(What is being asked) Only the lines from the start of the data through the line with "0.297, 0.273, 0.525];" belong in the copy. Restate them word for word, minus the pictures.

(Stored data)

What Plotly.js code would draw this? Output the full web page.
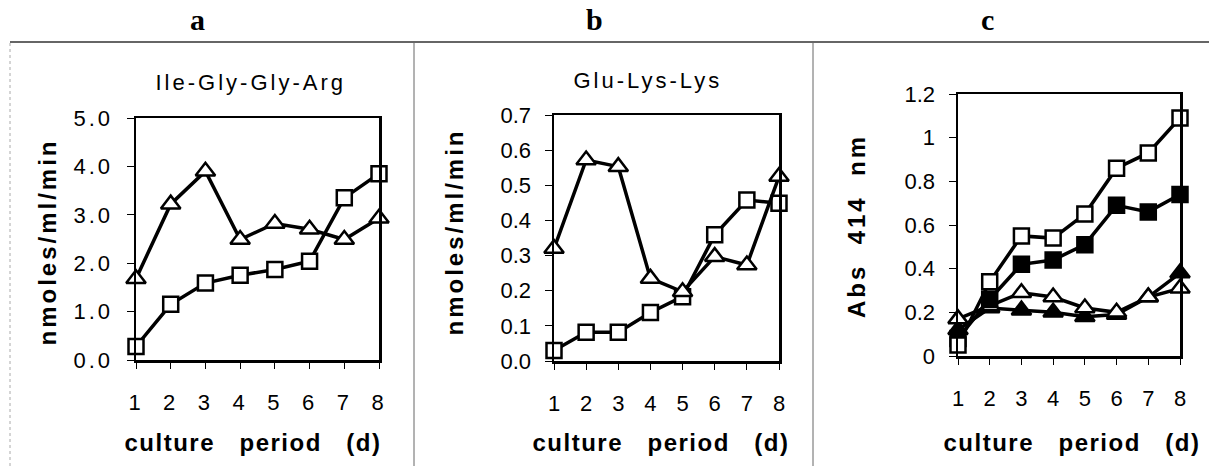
<!DOCTYPE html>
<html>
<head>
<meta charset="utf-8">
<script src="https://cdn.plot.ly/plotly-3.0.1.min.js"></script>
<style>
html,body{margin:0;padding:0;background:#fff;}
#chart{width:1209px;height:466px;}
.xtick text,.ytick text{letter-spacing:3px;}
</style>
</head>
<body>
<div id="chart"></div>
<script>
// ---- data ----
const days = [1, 2, 3, 4, 5, 6, 7, 8];
const dayLabels = ['1', '2', '3', '4', '5', '6', '7', '8'];

// panel a : Ile-Gly-Gly-Arg (nmoles/ml/min)
const aSquares   = [0.28, 1.15, 1.59, 1.75, 1.87, 2.04, 3.35, 3.85];
const aTriangles = [1.68, 3.22, 3.90, 2.49, 2.82, 2.70, 2.49, 2.93];

// panel b : Glu-Lys-Lys (nmoles/ml/min)
const bSquares   = [0.030, 0.082, 0.082, 0.138, 0.183, 0.359, 0.458, 0.449];
const bTriangles = [0.320, 0.572, 0.553, 0.235, 0.197, 0.297, 0.273, 0.525];

// panel c : Abs 414 nm
const cOpenSquares     = [0.05, 0.34, 0.55, 0.54, 0.65, 0.86, 0.93, 1.09];
const cFilledSquares   = [0.08, 0.26, 0.42, 0.44, 0.51, 0.69, 0.66, 0.74];
const cOpenTriangles   = [0.17, 0.23, 0.29, 0.27, 0.22, 0.20, 0.27, 0.31];
const cFilledTriangles = [0.12, 0.22, 0.21, 0.20, 0.18, 0.19, 0.27, 0.38];

const panelLetters = ['a', 'b', 'c'];
const subtitles = ['Ile-Gly-Gly-Arg', 'Glu-Lys-Lys'];
const xTitle = 'culture\u00a0\u00a0\u00a0period\u00a0\u00a0\u00a0(d)';
const yTitles = ['nmoles/ml/min', 'nmoles/ml/min', 'Abs\u00a0\u00a0414\u00a0\u00a0nm'];

// ---- styling ----
const W = 1209, H = 466;
const px = v => v / W;
const py = v => (H - v) / H;
const SANS = 'Liberation Sans, Arial, Helvetica, sans-serif';

function trace(y, xa, ya, symbol, filled) {
  const isTri = symbol === 'triangle-up';
  return {
    x: days, y: y, xaxis: xa, yaxis: ya, type: 'scatter', mode: 'lines+markers',
    cliponaxis: false, showlegend: false, hoverinfo: 'skip',
    line: {color: '#000', width: 3.5},
    marker: {symbol: symbol, size: isTri ? 17 : 15,
             color: filled ? '#000' : '#fff',
             line: {color: '#000', width: 2.5}}
  };
}

const data = [
  trace(aSquares, 'x', 'y', 'square', false),
  trace(aTriangles, 'x', 'y', 'triangle-up', false),
  trace(bSquares, 'x2', 'y2', 'square', false),
  trace(bTriangles, 'x2', 'y2', 'triangle-up', false),
  trace(cFilledTriangles, 'x3', 'y3', 'triangle-up', true),
  trace(cOpenTriangles, 'x3', 'y3', 'triangle-up', false),
  trace(cFilledSquares, 'x3', 'y3', 'square', true),
  trace(cOpenSquares, 'x3', 'y3', 'square', false)
];

function xax(x0, x1, anchor) {
  return {
    domain: [px(x0), px(x1)], anchor: anchor, range: [1, 8],
    tickmode: 'array', tickvals: days, ticktext: dayLabels,
    showline: true, mirror: true, linewidth: 2.5, linecolor: '#000',
    ticks: 'outside', ticklen: 6, tickwidth: 1, tickcolor: '#000',
    ticklabelstandoff: 15,
    showgrid: false, zeroline: false, fixedrange: true,
    tickfont: {family: SANS, size: 22, color: '#000'}
  };
}
function yax(top, bottom, range, dtick, fmt, anchor) {
  return {
    domain: [py(bottom), py(top)], anchor: anchor, range: range, dtick: dtick,
    tickformat: fmt,
    showline: true, mirror: true, linewidth: 2.5, linecolor: '#000',
    ticks: 'outside', ticklen: 7, tickwidth: 1, tickcolor: '#000',
    ticklabelstandoff: 9,
    showgrid: false, zeroline: false, fixedrange: true,
    tickfont: {family: SANS, size: 22, color: '#000'}
  };
}

const annotations = [];
// panel letters
[197, 594, 987].forEach((x, i) => annotations.push({
  xref: 'paper', yref: 'paper', x: px(x), y: py(19), xanchor: 'center', yanchor: 'middle',
  text: '<b>' + panelLetters[i] + '</b>', showarrow: false,
  font: {family: 'Liberation Serif, Times New Roman, serif', size: 30, color: '#000'}
}));
// subtitles
[[250, 82], [648, 80]].forEach((p, i) => annotations.push({
  xref: 'paper', yref: 'paper', x: px(p[0]), y: py(p[1]), xanchor: 'center', yanchor: 'middle',
  text: subtitles[i], showarrow: false,
  font: {family: SANS, size: 22, color: '#000'}
}));
// x titles
[253, 661, 1072].forEach(x => annotations.push({
  xref: 'paper', yref: 'paper', x: px(x), y: py(442), xanchor: 'center', yanchor: 'middle',
  text: '<b>' + xTitle + '</b>', showarrow: false,
  font: {family: SANS, size: 24, color: '#000'}
}));
// y titles
[[47, 242], [455, 232], [856, 226]].forEach((p, i) => annotations.push({
  xref: 'paper', yref: 'paper', x: px(p[0]), y: py(p[1]), xanchor: 'center', yanchor: 'middle',
  text: '<b>' + yTitles[i] + '</b>', showarrow: false, textangle: -90,
  font: {family: SANS, size: 24, color: '#000'}
}));

const shapes = [
  {type: 'line', xref: 'paper', yref: 'paper', x0: px(10), x1: 1, y0: py(42), y1: py(42),
   line: {color: '#333', width: 1.5}},
  {type: 'line', xref: 'paper', yref: 'paper', x0: px(10), x1: px(10), y0: 0, y1: py(42),
   line: {color: '#aaa', width: 1, dash: 'dot'}},
  {type: 'line', xref: 'paper', yref: 'paper', x0: px(414), x1: px(414), y0: 0, y1: py(42),
   line: {color: '#666', width: 1}},
  {type: 'line', xref: 'paper', yref: 'paper', x0: px(813), x1: px(813), y0: 0, y1: py(42),
   line: {color: '#666', width: 1}}
];

const layout = {
  width: W, height: H, margin: {l: 0, r: 0, t: 0, b: 0},
  paper_bgcolor: '#fff', plot_bgcolor: 'rgba(0,0,0,0)',
  showlegend: false,
  xaxis: xax(136, 379, 'y'),
  yaxis: yax(118, 360, [0, 5], 1, '.1f', 'x'),
  xaxis2: xax(554, 779, 'y2'),
  yaxis2: yax(115, 361, [0, 0.7], 0.1, '.1f', 'x2'),
  xaxis3: xax(958, 1180, 'y3'),
  yaxis3: yax(94, 356, [0, 1.2], 0.2, '', 'x3'),
  annotations: annotations,
  shapes: shapes
};

Plotly.newPlot('chart', data, layout, {staticPlot: true, displayModeBar: false}).then(() => {
  // letter-spaced titles and subtitles, like the original typesetting
  document.querySelectorAll('.annotation-text').forEach(t => {
    const s = t.textContent;
    if (s.indexOf('culture') === 0) t.style.letterSpacing = '1.5px';
    else if (s.length > 1) t.style.letterSpacing = '3px';
  });
});
</script>
</body>
</html>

(Written answer)
What Plotly.js code would draw this? Output the full web page.
<!DOCTYPE html>
<html>
<head>
<meta charset="utf-8">
<script src="https://cdn.plot.ly/plotly-3.0.1.min.js"></script>
<style>
html,body{margin:0;padding:0;background:#fff;}
#chart{width:1209px;height:466px;}
.xtick text,.ytick text{letter-spacing:3px;}
</style>
</head>
<body>
<div id="chart"></div>
<script>
// ---- data ----
const days = [1, 2, 3, 4, 5, 6, 7, 8];
const dayLabels = ['1', '2', '3', '4', '5', '6', '7', '8'];

// panel a : Ile-Gly-Gly-Arg (nmoles/ml/min)
const aSquares   = [0.28, 1.15, 1.59, 1.75, 1.87, 2.04, 3.35, 3.85];
const aTriangles = [1.68, 3.22, 3.90, 2.49, 2.82, 2.70, 2.49, 2.93];

// panel b : Glu-Lys-Lys (nmoles/ml/min)
const bSquares   = [0.030, 0.082, 0.082, 0.138, 0.183, 0.359, 0.458, 0.449];
const bTriangles = [0.320, 0.572, 0.553, 0.235, 0.197, 0.297, 0.273, 0.525];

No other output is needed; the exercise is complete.